I think you already fix the failed pod issue.
Can you share “kubectl get pods -A” ?
No, I haven’t fixed yet. The failed pod still shows the error message:
if kind is a CRD, it should be installed before calling Start {“kind”: “ClusterPolicy.nvidia.com”, “error”: “no matches for kind "ClusterPolicy" in version "nvidia.com/v1"”}
problem running manager {“error”: “failed to wait for clusterpolicy-controller caches to sync: timed out waiting for cache to be synced”}
main.main
and the message from the command kubectl get pods -A is still like this post
OK. And do you have other kind of machine on hand?
I find that https://docs.nvidia.com/tao/tao-toolkit/text/tao_toolkit_api/api_setup.html#bare-metal-setup mentions
- 1 NVIDIA Discrete GPU: Volta, Turing, Ampere, Hopper architecture
More, could you upload the log when you setup TAO-API?
$ bash setup.sh check-inventory.yml
$ bash setup.sh install
You can upload via button
The machine I am using now is 4 NVIDIA Tesla P100 SXM2 16GB.
How should I do to store the log when I setup TAO-API?

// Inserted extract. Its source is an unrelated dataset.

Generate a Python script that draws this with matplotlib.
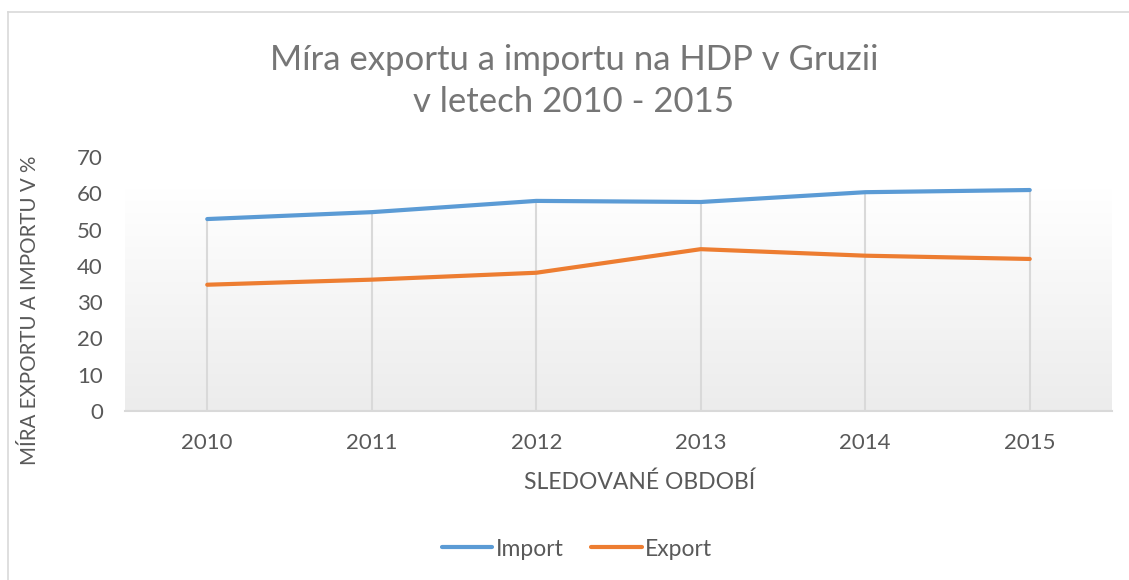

You can copy the log from the terminal and then upload it as a txt file.
Hi,
Please uninstall the driver.
sudo apt purge nvidia-driver-525
sudo apt autoremove
sudo apt autoclean
Then, run below
$ bash setup.sh check-inventory.yml
$ bash setup.sh install
And share with the logs.
In the stage of TASK [Waiting for the Cluster to become available], I found that I could not rmmod nvidia module.
When I ran the command: sudo rmmod nvidia, I got the error message
rmmod: ERROR: Module nvidia is in use
How could I do to deal with the problem?
The picture below is the error log in the stage of TASK [Waiting for the Cluster to become available]
The picture below is the last components related to driver
It gets stuck here, right?
Exactly, I still get stuck here.
Please try to open a new terminal to run below command.
$ kubectl delete crd clusterpolicies.nvidia.com
If I did it, it would terminate and disapper the GPU driver and GPU related network-plugin.
Is there any methods to deal with it ?
There is no update from you for a period, assuming this is not an issue anymore. Hence we are closing this topic. If need further support, please open a new one. Thanks
This command does not affect driver.